K-State’s response to open records request shows difficulty

TOPEKA, Kan. (AP) — A heavily redacted 11-page response from Kansas State University to a newspaper’s open records request illustrates shortcomings with the state’s open records law, but a leading First Amendment expert said it can be difficult to challenge such redactions.

The Topeka Capital-Journal requested all emails between Kent Glasscock, the president of the school’s Institute for Commercialization, and Shawn Sullivan, the state’s budget director, from November through late January. The newspaper was seeking more information about Gov. Sam Brownback’s budget proposal was developed.

The university responded last week by providing nearly blacked-out pages.

Mike Merriam, a Topeka attorney who has spent decades taking on First Amendment cases, said he has seen other instances involving heavy redactions, but he questioned the university’s justification for such extensive redaction on fulfilling the Capital-Journal’s request.

The Wichita Eagle initially reported that lobbyists David Kensinger and Mark Dugan, who both have long-running ties to the administration, were given a preview of Brownback’s budget in a late December email. The Capital-Journal filed its request to see whether the lobbyists’ inclusion in the process extended beyond that email.

Emails that Kansas State provided to the newspaper show that Kensinger and Dugan were included in discussions about the budget as early as Dec. 6, but the content of those emails was almost entirely redacted.

The university cited an exemption in the Kansas Open Records Act that allows notes, preliminary drafts, research data in the analysis process, memoranda and other records “opinions are expressed or policies or actions are proposed” to be protected from disclosure.

Kansas State could have provided those documents without the redactions, but it wasn’t required to under the law.
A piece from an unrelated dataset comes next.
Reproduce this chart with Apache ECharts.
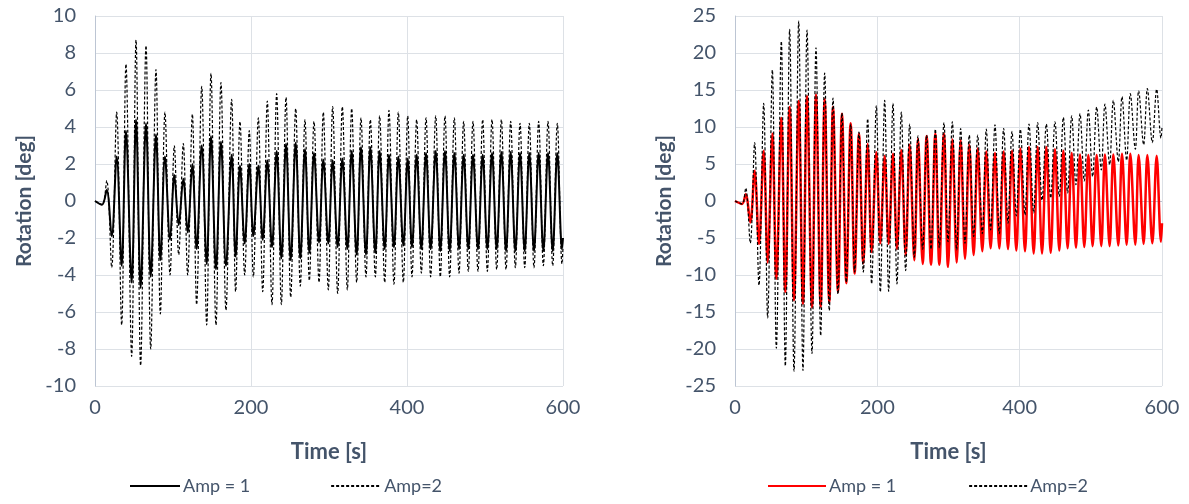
<!DOCTYPE html>
<html>
<head>
<meta charset="utf-8">
<title>Rotation vs time</title>
<script src="https://cdn.jsdelivr.net/npm/echarts@6/dist/echarts.min.js"></script>
<style>
  html, body { margin: 0; padding: 0; background: #fff; }
  .wrap { width: 1189px; height: 504px; display: flex; }
  #left { width: 594px; height: 504px; }
  #right { width: 595px; height: 504px; }
</style>
</head>
<body>
<div class="wrap">
  <div id="left"></div>
  <div id="right"></div>
</div>
<script>
// left panel: times of the peaks / troughs [s]
var leftTime = [
  0, 9, 15, 21.4, 27.8, 34.2, 39.7, 47, 52.6, 58.5,
  65.4, 71.4, 78.2, 83.8, 89.7, 96.2, 101.7, 107.3, 113.2, 118.8,
  124.8, 130.3, 136.8, 143.2, 148.7, 155.1, 161.5, 167.9, 175.2, 180.3,
  185.9, 191.9, 197.8, 203, 209.4, 215, 220.9, 226.9, 232.9, 238.9,
  244.9, 250.9, 257.3, 263.2, 269.2, 274.8, 280.8, 287.2, 292.7, 299.1,
  304.7, 311.1, 317.1, 323.5, 329.1, 335.5, 341, 347.4, 353, 359.4,
  364.9, 371.4, 376.9, 383.3, 388.9, 395.3, 400.9, 406.4, 412.4, 418.4,
  424.4, 430.3, 436.8, 442.7, 448.7, 454.7, 460.7, 466.7, 472.6, 478.6,
  484.6, 491, 497, 503, 509, 515, 521, 527, 532.9, 538.9,
  544.9, 550.9, 556.8, 562.8, 568.8, 574.8, 580.8, 586.8, 592.7, 598.7,
  600
];
// Amp = 1 (solid black) [deg]
var leftAmp1 = [
  0, -0.2, 0.6, -1.9, 2.4, -3.5, 3.8, -4.4, 4.4, -4.7,
  4.2, -4.1, 3.6, -3.2, 2.4, -2.1, 1.4, -1.3, 1.2, -1.7,
  2.0, -2.6, 3.0, -3.4, 3.5, -3.7, 3.2, -3.5, 2.5, -3.0,
  1.9, -2.3, 2.0, -1.9, 1.9, -2.1, 2.2, -2.5, 2.7, -3.1,
  3.1, -3.2, 3.15, -3.1, 2.8, -2.8, 2.6, -2.25, 2.25, -2.3,
  2.2, -2.5, 2.3, -2.6, 2.7, -2.9, 2.9, -2.9, 2.9, -2.8,
  2.7, -2.6, 2.5, -2.5, 2.4, -2.4, 2.3, -2.5, 2.5, -2.6,
  2.6, -2.6, 2.7, -2.7, 2.7, -2.7, 2.6, -2.6, 2.5, -2.6,
  2.5, -2.6, 2.5, -2.6, 2.6, -2.6, 2.65, -2.7, 2.65, -2.7,
  2.6, -2.7, 2.6, -2.7, 2.6, -2.7, 2.6, -2.7, 2.6, -2.6,
  -2
];
// Amp=2 (dashed black) [deg]
var leftAmp2 = [
  0, -0.2, 1.1, -3.6, 4.8, -6.7, 7.4, -8.4, 8.7, -8.9,
  8.4, -8.0, 7.1, -6.1, 4.8, -4.0, 3.0, -2.9, 3.1, -4.0,
  4.7, -5.6, 6.2, -6.7, 6.9, -6.7, 6.4, -5.9, 5.5, -4.9,
  4.3, -4.0, 3.8, -4.1, 4.5, -4.9, 5.4, -5.6, 5.8, -5.6,
  5.6, -5.2, 5.0, -4.6, 4.4, -4.3, 4.3, -4.4, 4.8, -4.8,
  5.1, -5.0, 5.1, -4.8, 5.0, -4.4, 4.5, -4.1, 4.4, -4.1,
  4.6, -4.4, 4.9, -4.5, 4.8, -4.4, 4.6, -4.1, 4.4, -3.9,
  4.5, -4.1, 4.6, -4.1, 4.6, -4.1, 4.5, -3.9, 4.3, -3.8,
  4.3, -3.8, 4.4, -3.8, 4.4, -3.7, 4.4, -3.7, 4.3, -3.6,
  4.2, -3.6, 4.2, -3.6, 4.3, -3.5, 4.3, -3.5, 4.2, -3.4,
  -2.5
];

// right panel
var rightTime = [
  0, 10, 15, 21.5, 27.6, 33.7, 40.3, 45.9, 52.5, 58.1,
  65.1, 70.7, 76.8, 82.9, 89.5, 95.5, 101.2, 108.2, 113.8, 120.4,
  126, 132.5, 137.7, 144.7, 150.3, 156.4, 162.5, 168.1, 174.2, 180.3,
  186.4, 192, 198.6, 204.2, 210.3, 215.9, 222, 227.6, 233.7, 239.8,
  245.4, 252, 257.1, 263.7, 269.3, 275.4, 281.5, 287.1, 293.6, 299.3,
  305.4, 311.5, 317.1, 323.2, 329.2, 335.3, 341, 347.5, 353.1, 359.2,
  365.3, 371.4, 377.5, 383.6, 389.2, 395.3, 401, 407.5, 413.1, 419.7,
  425.3, 431.4, 437.5, 443.6, 449.6, 455.7, 461.4, 467.4, 473.1, 479.1,
  484.8, 490.8, 496.5, 502.5, 508.2, 514.7, 519.8, 526.4, 531.6, 538.6,
  543.8, 550.3, 555.5, 562.5, 567.2, 574.2, 579.4, 586.4, 592.5, 598.5,
  600
];
// Amp = 1 (red)
var rightAmp1 = [
  0, -0.4, 0.9, -2.9, 4.1, -5.8, 6.8, -8.3, 9.1, -10.5,
  11.2, -12.3, 12.7, -13.4, 13.5, -13.9, 14.2, -14.4, 14.4, -14.3,
  13.8, -13.7, 12.7, -12.3, 11.8, -11.1, 10.5, -9.8, 9.1, -8.4,
  7.7, -6.9, 6.6, -5.7, 6.1, -5.8, 6.4, -6.5, 6.9, -7.3,
  7.6, -8.0, 8.4, -8.5, 8.8, -8.6, 9.1, -8.6, 9.1, -8.9,
  8.3, -8.3, 8.2, -7.8, 7.6, -7.3, 7.1, -6.8, 6.7, -6.4,
  6.5, -6.4, 6.7, -6.5, 6.8, -6.7, 7.1, -6.8, 7.3, -7.1,
  7.3, -7.1, 7.3, -7.0, 7.0, -6.7, 6.8, -6.4, 6.5, -6.3,
  6.3, -6.2, 6.2, -6.1, 6.2, -6.1, 6.3, -6.1, 6.3, -6.0,
  6.4, -5.9, 6.4, -5.9, 6.2, -5.8, 6.2, -5.7, 6.1, -5.5,
  -3
];
// Amp=2 (dashed black)
var rightAmp2 = [
  0, -0.4, 1.75, -5.7, 7.9, -11.4, 13.2, -15.8, 17.7, -19.9,
  21.6, -22.3, 23.2, -23.0, 24.3, -22.9, 23.1, -20.6, 20.7, -18.2,
  17.3, -14.8, 13.9, -12.6, 11.9, -11.0, 10.4, -9.6, 9.3, -9.6,
  11.1, -11.2, 12.9, -12.3, 13.6, -12.2, 13.2, -11.2, 12.0, -9.4,
  10.4, -7.6, 8.8, -6.5, 8.9, -6.5, 9.7, -6.3, 10.6, -5.5,
  10.7, -6.6, 9.8, -5.7, 8.9, -4.8, 8.9, -4.4, 9.7, -3.9,
  10.3, -4.4, 9.8, -3.0, 9.4, -2.0, 9.7, -1.9, 10.4, -1.6,
  10.6, 0.1, 10.4, 0.4, 10.7, 0.6, 11.3, 1.1, 11.5, 2.2,
  11.8, 2.7, 12.3, 3.3, 12.7, 4.2, 13.1, 4.9, 13.6, 5.3,
  14.1, 5.5, 14.5, 7.0, 14.9, 7.6, 15.2, 7.9, 15.1, 8.5,
  10
];

var TEXT = "#44546a";
var GRID = "#dde1e6";
var AXIS = "#bcc5d3";
var FONT = "Lato";

function pairs(t, v) {
  return t.map(function (x, i) { return [x, v[i]]; });
}

// horizontal gridlines, the one at zero a bit darker (axis crossing)
function splitColors(n, zeroIdx) {
  var arr = [];
  for (var i = 0; i < n; i++) arr.push(i === zeroIdx ? AXIS : GRID);
  return arr;
}

function drawPanel(el, cfg) {
  var myChart = echarts.init(el);
  myChart.setOption({
    animation: false,
    backgroundColor: "#fff",
    textStyle: { fontFamily: FONT },
    grid: { left: cfg.left, top: 16, width: cfg.width, height: 370 },
    legend: {
      left: cfg.legendLeft,
      top: 477,
      padding: 0,
      itemWidth: cfg.legendItem,
      itemHeight: 12,
      itemGap: cfg.legendGap,
      itemStyle: { opacity: 0 },
      textStyle: { color: TEXT, fontSize: 18, fontFamily: FONT, padding: [0, 0, 0, -2] },
      data: ["Amp = 1", "Amp=2"]
    },
    xAxis: {
      type: "value",
      min: 0,
      max: 600,
      interval: 200,
      name: "Time [s]",
      nameLocation: "middle",
      nameGap: 55,
      nameTextStyle: { color: TEXT, fontSize: 22, fontWeight: "bold", fontFamily: FONT },
      axisLine: { show: false, onZero: false },
      axisTick: { show: false },
      axisLabel: { color: TEXT, fontSize: 20, margin: 12, fontFamily: FONT },
      splitLine: { show: true, lineStyle: { color: GRID, width: 1 } }
    },
    yAxis: {
      type: "value",
      min: cfg.ymin,
      max: cfg.ymax,
      interval: cfg.yint,
      name: "Rotation [deg]",
      nameLocation: "middle",
      nameGap: cfg.nameGap,
      nameTextStyle: { color: TEXT, fontSize: 21, fontWeight: "bold", fontFamily: FONT },
      axisLine: { show: true, onZero: false, lineStyle: { color: AXIS, width: 1 } },
      axisTick: { show: false },
      axisLabel: { color: TEXT, fontSize: 20, margin: 19, fontFamily: FONT },
      splitLine: { show: true, lineStyle: { color: splitColors(11, 5), width: 1 } }
    },
    series: [
      {
        name: "Amp = 1",
        type: "line",
        data: pairs(cfg.time, cfg.amp1),
        symbol: "none",
        smooth: 0.35,
        itemStyle: { color: cfg.color1 },
        lineStyle: { color: cfg.color1, width: cfg.width1 }
      },
      {
        name: "Amp=2",
        type: "line",
        data: pairs(cfg.time, cfg.amp2),
        symbol: "none",
        smooth: 0.35,
        itemStyle: { color: "#000" },
        lineStyle: { color: "#000", width: 1.2, type: [3, 2] }
      }
    ]
  });
}

drawPanel(document.getElementById("left"), {
  left: 95, width: 468, ymin: -10, ymax: 10, yint: 2, nameGap: 58,
  legendLeft: 129, legendItem: 50, legendGap: 80,
  time: leftTime, amp1: leftAmp1, amp2: leftAmp2,
  color1: "#000", width1: 2
});

drawPanel(document.getElementById("right"), {
  left: 141, width: 427, ymin: -25, ymax: 25, yint: 5, nameGap: 58,
  legendLeft: 173, legendItem: 58, legendGap: 72,
  time: rightTime, amp1: rightAmp1, amp2: rightAmp2,
  color1: "#ff0000", width1: 2.5
});
</script>
</body>
</html>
Merriam said the disclosure exemption was meant to apply to internal deliberative processes by a public agency, and that it’s not an internal process when it involves people who aren’t members of that agency. Challenging such redactions is difficult because it can be hard to argue that they shouldn’t have been redacted without having seen the un-redacted version, he said.

The emails also show state officials such as Kansas Board of Regents Chairman Kenny Wilk and Lt. Gov. Jeff Colyer receiving budget-related emails on their personal email accounts. Under current law, communications from private accounts are thought to be exempt from disclosure.

Legislation has been introduced to change that.

Senate Minority Leader Anthony Hensley, a Topeka Democrat, introduced a bill last week that would include information from personal electronic devices like cellphones under the definition of public records when the information relates to operations funded with public money.

In the House, an effort by Rep. Jim Ward, D-Wichita, to amend legislation to create a similar requirement failed in a 30-86 vote.